- [Material provided]
** Start **

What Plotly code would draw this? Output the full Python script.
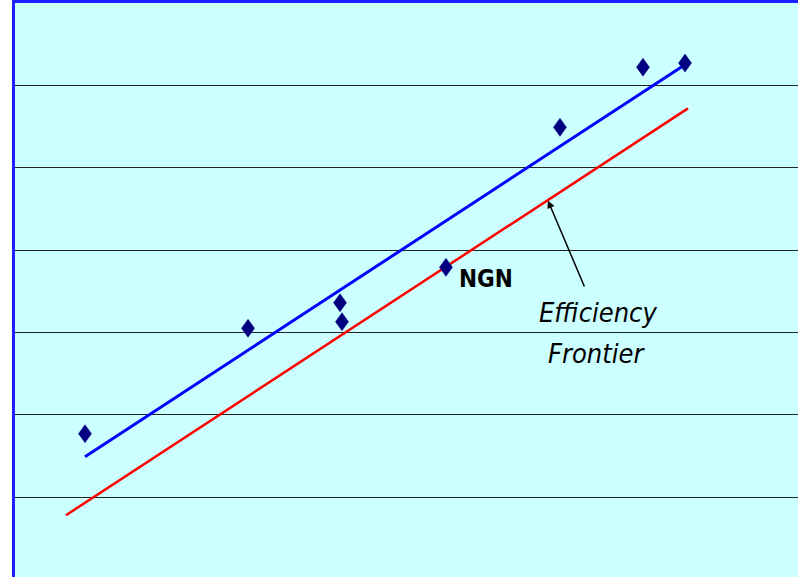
import plotly.graph_objects as go

# Data
pts_x = [8.94, 29.76, 41.51, 41.76, 55.04, 69.60, 80.20, 85.57]
pts_y = [1.77, 3.05, 3.36, 3.13, 3.79, 5.49, 6.22, 6.27]
trend_x = [8.94, 85.70]
trend_y = [1.49, 6.26]
frontier_x = [6.51, 85.95]
frontier_y = [0.78, 5.72]
grid_vals = [1, 2, 3, 4, 5, 6]

FONT = "Liberation Sans Narrow, DejaVu Sans Condensed, Arial Narrow, sans-serif"

fig = go.Figure()
fig.add_trace(go.Scatter(x=trend_x, y=trend_y, mode="lines",
                         line=dict(color="#0000FF", width=3), showlegend=False))
fig.add_trace(go.Scatter(x=frontier_x, y=frontier_y, mode="lines",
                         line=dict(color="#FF0000", width=2.5), showlegend=False))

# diamond markers anchored to the data, sized in pixels
for x, y in zip(pts_x, pts_y):
    fig.add_shape(type="path", xref="x", yref="y", xsizemode="pixel", ysizemode="pixel",
                  xanchor=x, yanchor=y,
                  path="M0,9 L6.5,0 L0,-9 L-6.5,0 Z",
                  fillcolor="#000080", line=dict(color="#000080", width=0.5), layer="above")

fig.add_annotation(x=60.15, y=3.65, text="<b>NGN</b>", showarrow=False,
                   font=dict(family=FONT, size=24, color="black"))
fig.add_annotation(x=74.46, y=3.24, text="<i>Efficiency</i>", showarrow=False,
                   font=dict(family=FONT, size=27, color="black"))
fig.add_annotation(x=74.3, y=2.74, text="<i>Frontier</i>", showarrow=False,
                   font=dict(family=FONT, size=27, color="black"))
fig.add_annotation(x=68.07, y=4.60, ax=72.80, ay=3.54, axref="x", ayref="y",
                   text="", showarrow=True, arrowhead=2, arrowsize=1, arrowwidth=1.5,
                   arrowcolor="black")

fig.update_layout(
    width=798, height=577,
    margin=dict(l=15, r=0, t=3, b=0),
    paper_bgcolor="white", plot_bgcolor="#CCFFFF",
    xaxis=dict(range=[0, 100], showgrid=False, zeroline=False, showticklabels=False,
               ticks="", side="top", showline=True, linecolor="#2020FF", linewidth=3),
    yaxis=dict(range=[0.03, 7.0], tickvals=grid_vals, showgrid=True, gridcolor="#222222",
               gridwidth=1, zeroline=False, showticklabels=False, ticks="",
               showline=True, linecolor="#2020FF", linewidth=3),
    showlegend=False,
)

fig.write_html("out.html", config={"displayModeBar": False},
               post_script="document.body.style.margin='0';document.body.style.overflow='hidden';")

** End **

- [Exercise description]
In this exercise, set down all of the data exactly, without the pictures.

- [Result for this exercise]
What Plotly code would draw this? Output the full Python script.
import plotly.graph_objects as go

# Data
pts_x = [8.94, 29.76, 41.51, 41.76, 55.04, 69.60, 80.20, 85.57]
pts_y = [1.77, 3.05, 3.36, 3.13, 3.79, 5.49, 6.22, 6.27]
trend_x = [8.94, 85.70]
trend_y = [1.49, 6.26]
frontier_x = [6.51, 85.95]
frontier_y = [0.78, 5.72]
grid_vals = [1, 2, 3, 4, 5, 6]

FONT = "Liberation Sans Narrow, DejaVu Sans Condensed, Arial Narrow, sans-serif"

fig = go.Figure()
fig.add_trace(go.Scatter(x=trend_x, y=trend_y, mode="lines",
                         line=dict(color="#0000FF", width=3), showlegend=False))
fig.add_trace(go.Scatter(x=frontier_x, y=frontier_y, mode="lines",
                         line=dict(color="#FF0000", width=2.5), showlegend=False))

# diamond markers anchored to the data, sized in pixels
for x, y in zip(pts_x, pts_y):
    fig.add_shape(type="path", xref="x", yref="y", xsizemode="pixel", ysizemode="pixel",
                  xanchor=x, yanchor=y,
                  path="M0,9 L6.5,0 L0,-9 L-6.5,0 Z",
                  fillcolor="#000080", line=dict(color="#000080", width=0.5), layer="above")

fig.add_annotation(x=60.15, y=3.65, text="<b>NGN</b>", showarrow=False,
                   font=dict(family=FONT, size=24, color="black"))
fig.add_annotation(x=74.46, y=3.24, text="<i>Efficiency</i>", showarrow=False,
                   font=dict(family=FONT, size=27, color="black"))
fig.add_annotation(x=74.3, y=2.74, text="<i>Frontier</i>", showarrow=False,
                   font=dict(family=FONT, size=27, color="black"))
fig.add_annotation(x=68.07, y=4.60, ax=72.80, ay=3.54, axref="x", ayref="y",
                   text="", showarrow=True, arrowhead=2, arrowsize=1, arrowwidth=1.5,
                   arrowcolor="black")

fig.update_layout(
    width=798, height=577,
    margin=dict(l=15, r=0, t=3, b=0),
    paper_bgcolor="white", plot_bgcolor="#CCFFFF",
    xaxis=dict(range=[0, 100], showgrid=False, zeroline=False, showticklabels=False,
               ticks="", side="top", showline=True, linecolor="#2020FF", linewidth=3),
    yaxis=dict(range=[0.03, 7.0], tickvals=grid_vals, showgrid=True, gridcolor="#222222",
               gridwidth=1, zeroline=False, showticklabels=False, ticks="",
               showline=True, linecolor="#2020FF", linewidth=3),
    showlegend=False,
)

fig.write_html("out.html", config={"displayModeBar": False},
               post_script="document.body.style.margin='0';document.body.style.overflow='hidden';")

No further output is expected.